**Directions**: Write out the full listing exactly as given, minus the images.

**Data section**:
============
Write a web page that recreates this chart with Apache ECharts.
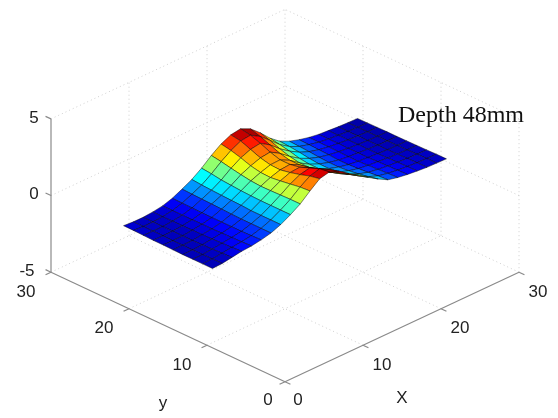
<!DOCTYPE html>
<html><head><meta charset="utf-8">
<script src="https://cdn.jsdelivr.net/npm/echarts@6/dist/echarts.min.js"></script>
<style>html,body{margin:0;background:#fff}#c{width:558px;height:418px}</style>
</head><body><div id="c"></div>
<script>
const xTicks=[0,10,20,30], yTicks=[0,10,20,30], zTicks=[-5,0,5];
const xGrid=[0,1.25,2.5,3.75,5,6.25,7.5,8.75,10,11.25,12.5,13.75,15,16.25,17.5,18.75,20,21.25,22.5,23.75,25,26.25,27.5,28.75,30];
const yGrid=[9.3,10.57,11.83,13.1,14.37,15.63,16.9,18.17,19.43,20.7];
const z0=[.17,.2,.3,.4,.45,.55,.7,.95,1.3,1.7,2.25,2.75,2.9,2.65,2.2,1.8,1.35,.95,.6,.45,.35,.28,.22,.2,.18];
const z1=[.17,.2,.27,.35,.42,.52,.7,.95,1.3,1.7,2.2,2.62,2.8,2.45,1.95,1.55,1.15,.8,.55,.42,.33,.27,.22,.2,.18];
const z2=[.17,.18,.24,.32,.4,.5,.7,.95,1.3,1.68,2.1,2.42,2.55,2.2,1.7,1.3,.95,.68,.48,.38,.3,.25,.2,.18,.16];
const z3=[.17,.18,.22,.3,.38,.5,.7,.95,1.3,1.66,2.0,2.25,2.3,1.98,1.5,1.1,.8,.58,.42,.34,.28,.22,.18,.16,.15];
const z4=[.18,.18,.2,.28,.36,.5,.72,1.0,1.32,1.65,1.92,2.12,2.18,1.85,1.38,1.0,.72,.52,.38,.3,.25,.2,.16,.15,.14];
const z5=[.2,.18,.2,.27,.36,.5,.75,1.02,1.35,1.7,1.95,2.15,2.18,1.85,1.38,1.0,.72,.52,.38,.3,.25,.2,.16,.14,.13];
const z6=[.2,.2,.2,.26,.35,.5,.78,1.05,1.4,1.8,2.08,2.3,2.38,2.0,1.5,1.08,.78,.56,.42,.32,.25,.2,.16,.14,.13];
const z7=[.22,.2,.2,.25,.35,.52,.8,1.08,1.45,1.92,2.3,2.55,2.65,2.25,1.7,1.25,.88,.62,.45,.34,.26,.2,.16,.13,.12];
const z8=[.24,.2,.2,.25,.35,.53,.82,1.12,1.55,2.05,2.48,2.8,2.88,2.5,1.95,1.38,.95,.66,.48,.34,.25,.2,.15,.12,.11];
const z9=[.25,.2,.2,.25,.35,.55,.85,1.18,1.62,2.15,2.6,2.9,3.0,2.7,2.15,1.5,1.0,.7,.5,.35,.25,.2,.15,.12,.1];
const zRows=[z0,z1,z2,z3,z4,z5,z6,z7,z8,z9];
const title='Depth 48mm', xName='X', yName='y';

const ZH=4.2, ZMAX=3.0;
const proj=(x,y,z)=>[x-y, x+y+(z+5)*ZH];
function jet(t){
  const c=v=>Math.round(255*Math.max(0,Math.min(1,v)));
  return `rgb(${c(1.5-Math.abs(4*t-3))},${c(1.5-Math.abs(4*t-2))},${c(1.5-Math.abs(4*t-1))})`;
}
// surface cells, painted far to near; facet colour from its first vertex
const cells=[];
for(let j=yGrid.length-2;j>=0;j--)for(let i=xGrid.length-2;i>=0;i--)cells.push([i,j]);
function renderCell(p,api){
  const i=api.value(0),j=api.value(1);
  const corners=[[i,j],[i+1,j],[i+1,j+1],[i,j+1]];
  const pts=corners.map(([a,b])=>api.coord(proj(xGrid[a],yGrid[b],zRows[b][a])));
  return {type:'polygon',shape:{points:pts},style:{fill:jet(zRows[j][i]/ZMAX),stroke:'rgba(0,0,0,0.65)',lineWidth:0.7}};
}
const lo=-5,hi=5,xe=30,ye=30;
const dotted=[],solid=[];
xTicks.slice(1).forEach(v=>{ dotted.push([v,0,lo,v,ye,lo]); dotted.push([v,ye,lo,v,ye,hi]); });
yTicks.slice(1).forEach(v=>{ dotted.push([0,v,lo,xe,v,lo]); });
yTicks.slice(0,3).forEach(v=>{ dotted.push([xe,v,lo,xe,v,hi]); });
zTicks.slice(1).forEach(v=>{ dotted.push([0,ye,v,xe,ye,v]); dotted.push([xe,0,v,xe,ye,v]); });
solid.push([0,ye,lo,0,ye,hi],[0,0,lo,xe,0,lo],[0,0,lo,0,ye,lo]);
const tl=0.7;
xTicks.forEach(v=>solid.push([v,0,lo,v,-tl,lo]));
yTicks.forEach(v=>solid.push([0,v,lo,-tl,v,lo]));
zTicks.forEach(v=>solid.push([0,ye,v,0,ye+tl,v]));
const segRender=(list,style)=>(p,api)=>{
  const s=list[api.value(0)];
  const a=api.coord(proj(s[0],s[1],s[2])),b=api.coord(proj(s[3],s[4],s[5]));
  return {type:'line',shape:{x1:a[0],y1:a[1],x2:b[0],y2:b[1]},style};
};
const labelFont='17px "Liberation Sans"';
const labels=[];
xTicks.forEach(v=>labels.push({t:String(v),p:[v,0,lo],dx:v?19:13,dy:v?20:18.5}));
yTicks.forEach(v=>labels.push({t:String(v),p:[0,v,lo],dx:v?-25:-17,dy:v?20:18.5}));
zTicks.forEach(v=>labels.push({t:String(v),p:[0,ye,v],dx:v<0?-24:-17,dy:-1}));
labels.push({t:xName,p:[20,0,lo],dx:-39,dy:90});
labels.push({t:yName,p:[0,10,lo],dx:-44,dy:58});
function renderLabel(p,api){
  const l=labels[api.value(0)],c=api.coord(proj(...l.p));
  return {type:'text',x:c[0]+l.dx,y:c[1]+l.dy,style:{text:l.t,font:labelFont,fill:'#222',align:'center',verticalAlign:'middle'}};
}
const idx=a=>a.map((_,i)=>[i]);
const chart=echarts.init(document.getElementById('c'),null,{renderer:'canvas'});
chart.setOption({
  animation:false,
  title:{text:title,left:398,top:104,padding:0,textStyle:{fontFamily:'Liberation Serif',fontSize:24,fontWeight:'normal',color:'#111'}},
  grid:{left:51,right:39,top:9.4,bottom:36.3},
  xAxis:{type:'value',min:-30,max:30,show:false},
  yAxis:{type:'value',min:0,max:102,show:false},
  series:[
    {type:'custom',coordinateSystem:'cartesian2d',clip:false,silent:true,z:1,data:idx(dotted),renderItem:segRender(dotted,{stroke:'#cfcfcf',lineWidth:1,lineDash:[1,3]})},
    {type:'custom',coordinateSystem:'cartesian2d',clip:false,silent:true,z:2,data:idx(solid),renderItem:segRender(solid,{stroke:'#8a8a8a',lineWidth:1.2})},
    {type:'custom',coordinateSystem:'cartesian2d',clip:false,silent:true,z:3,data:cells,renderItem:renderCell},
    {type:'custom',coordinateSystem:'cartesian2d',clip:false,silent:true,z:4,data:idx(labels),renderItem:renderLabel}
  ]
});
</script></body></html>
============
**Answer to the exercise**:
Write a web page that recreates this chart with Apache ECharts.
<!DOCTYPE html>
<html><head><meta charset="utf-8">
<script src="https://cdn.jsdelivr.net/npm/echarts@6/dist/echarts.min.js"></script>
<style>html,body{margin:0;background:#fff}#c{width:558px;height:418px}</style>
</head><body><div id="c"></div>
<script>
const xTicks=[0,10,20,30], yTicks=[0,10,20,30], zTicks=[-5,0,5];
const xGrid=[0,1.25,2.5,3.75,5,6.25,7.5,8.75,10,11.25,12.5,13.75,15,16.25,17.5,18.75,20,21.25,22.5,23.75,25,26.25,27.5,28.75,30];
const yGrid=[9.3,10.57,11.83,13.1,14.37,15.63,16.9,18.17,19.43,20.7];
const z0=[.17,.2,.3,.4,.45,.55,.7,.95,1.3,1.7,2.25,2.75,2.9,2.65,2.2,1.8,1.35,.95,.6,.45,.35,.28,.22,.2,.18];
const z1=[.17,.2,.27,.35,.42,.52,.7,.95,1.3,1.7,2.2,2.62,2.8,2.45,1.95,1.55,1.15,.8,.55,.42,.33,.27,.22,.2,.18];
const z2=[.17,.18,.24,.32,.4,.5,.7,.95,1.3,1.68,2.1,2.42,2.55,2.2,1.7,1.3,.95,.68,.48,.38,.3,.25,.2,.18,.16];
const z3=[.17,.18,.22,.3,.38,.5,.7,.95,1.3,1.66,2.0,2.25,2.3,1.98,1.5,1.1,.8,.58,.42,.34,.28,.22,.18,.16,.15];
const z4=[.18,.18,.2,.28,.36,.5,.72,1.0,1.32,1.65,1.92,2.12,2.18,1.85,1.38,1.0,.72,.52,.38,.3,.25,.2,.16,.15,.14];
const z5=[.2,.18,.2,.27,.36,.5,.75,1.02,1.35,1.7,1.95,2.15,2.18,1.85,1.38,1.0,.72,.52,.38,.3,.25,.2,.16,.14,.13];
const z6=[.2,.2,.2,.26,.35,.5,.78,1.05,1.4,1.8,2.08,2.3,2.38,2.0,1.5,1.08,.78,.56,.42,.32,.25,.2,.16,.14,.13];
const z7=[.22,.2,.2,.25,.35,.52,.8,1.08,1.45,1.92,2.3,2.55,2.65,2.25,1.7,1.25,.88,.62,.45,.34,.26,.2,.16,.13,.12];
const z8=[.24,.2,.2,.25,.35,.53,.82,1.12,1.55,2.05,2.48,2.8,2.88,2.5,1.95,1.38,.95,.66,.48,.34,.25,.2,.15,.12,.11];
const z9=[.25,.2,.2,.25,.35,.55,.85,1.18,1.62,2.15,2.6,2.9,3.0,2.7,2.15,1.5,1.0,.7,.5,.35,.25,.2,.15,.12,.1];
const zRows=[z0,z1,z2,z3,z4,z5,z6,z7,z8,z9];
const title='Depth 48mm', xName='X', yName='y';

const ZH=4.2, ZMAX=3.0;
const proj=(x,y,z)=>[x-y, x+y+(z+5)*ZH];
function jet(t){
  const c=v=>Math.round(255*Math.max(0,Math.min(1,v)));
  return `rgb(${c(1.5-Math.abs(4*t-3))},${c(1.5-Math.abs(4*t-2))},${c(1.5-Math.abs(4*t-1))})`;
}
// surface cells, painted far to near; facet colour from its first vertex
const cells=[];
for(let j=yGrid.length-2;j>=0;j--)for(let i=xGrid.length-2;i>=0;i--)cells.push([i,j]);
function renderCell(p,api){
  const i=api.value(0),j=api.value(1);
  const corners=[[i,j],[i+1,j],[i+1,j+1],[i,j+1]];
  const pts=corners.map(([a,b])=>api.coord(proj(xGrid[a],yGrid[b],zRows[b][a])));
  return {type:'polygon',shape:{points:pts},style:{fill:jet(zRows[j][i]/ZMAX),stroke:'rgba(0,0,0,0.65)',lineWidth:0.7}};
}
const lo=-5,hi=5,xe=30,ye=30;
const dotted=[],solid=[];
xTicks.slice(1).forEach(v=>{ dotted.push([v,0,lo,v,ye,lo]); dotted.push([v,ye,lo,v,ye,hi]); });
yTicks.slice(1).forEach(v=>{ dotted.push([0,v,lo,xe,v,lo]); });
yTicks.slice(0,3).forEach(v=>{ dotted.push([xe,v,lo,xe,v,hi]); });
zTicks.slice(1).forEach(v=>{ dotted.push([0,ye,v,xe,ye,v]); dotted.push([xe,0,v,xe,ye,v]); });
solid.push([0,ye,lo,0,ye,hi],[0,0,lo,xe,0,lo],[0,0,lo,0,ye,lo]);
const tl=0.7;
xTicks.forEach(v=>solid.push([v,0,lo,v,-tl,lo]));
yTicks.forEach(v=>solid.push([0,v,lo,-tl,v,lo]));
zTicks.forEach(v=>solid.push([0,ye,v,0,ye+tl,v]));
const segRender=(list,style)=>(p,api)=>{
  const s=list[api.value(0)];
  const a=api.coord(proj(s[0],s[1],s[2])),b=api.coord(proj(s[3],s[4],s[5]));
  return {type:'line',shape:{x1:a[0],y1:a[1],x2:b[0],y2:b[1]},style};
};
const labelFont='17px "Liberation Sans"';
const labels=[];
xTicks.forEach(v=>labels.push({t:String(v),p:[v,0,lo],dx:v?19:13,dy:v?20:18.5}));
yTicks.forEach(v=>labels.push({t:String(v),p:[0,v,lo],dx:v?-25:-17,dy:v?20:18.5}));
zTicks.forEach(v=>labels.push({t:String(v),p:[0,ye,v],dx:v<0?-24:-17,dy:-1}));
labels.push({t:xName,p:[20,0,lo],dx:-39,dy:90});
labels.push({t:yName,p:[0,10,lo],dx:-44,dy:58});
function renderLabel(p,api){
  const l=labels[api.value(0)],c=api.coord(proj(...l.p));
  return {type:'text',x:c[0]+l.dx,y:c[1]+l.dy,style:{text:l.t,font:labelFont,fill:'#222',align:'center',verticalAlign:'middle'}};
}
const idx=a=>a.map((_,i)=>[i]);
const chart=echarts.init(document.getElementById('c'),null,{renderer:'canvas'});
chart.setOption({
  animation:false,
  title:{text:title,left:398,top:104,padding:0,textStyle:{fontFamily:'Liberation Serif',fontSize:24,fontWeight:'normal',color:'#111'}},
  grid:{left:51,right:39,top:9.4,bottom:36.3},
  xAxis:{type:'value',min:-30,max:30,show:false},
  yAxis:{type:'value',min:0,max:102,show:false},
  series:[
    {type:'custom',coordinateSystem:'cartesian2d',clip:false,silent:true,z:1,data:idx(dotted),renderItem:segRender(dotted,{stroke:'#cfcfcf',lineWidth:1,lineDash:[1,3]})},
    {type:'custom',coordinateSystem:'cartesian2d',clip:false,silent:true,z:2,data:idx(solid),renderItem:segRender(solid,{stroke:'#8a8a8a',lineWidth:1.2})},
    {type:'custom',coordinateSystem:'cartesian2d',clip:false,silent:true,z:3,data:cells,renderItem:renderCell},
    {type:'custom',coordinateSystem:'cartesian2d',clip:false,silent:true,z:4,data:idx(labels),renderItem:renderLabel}
  ]
});
</script></body></html>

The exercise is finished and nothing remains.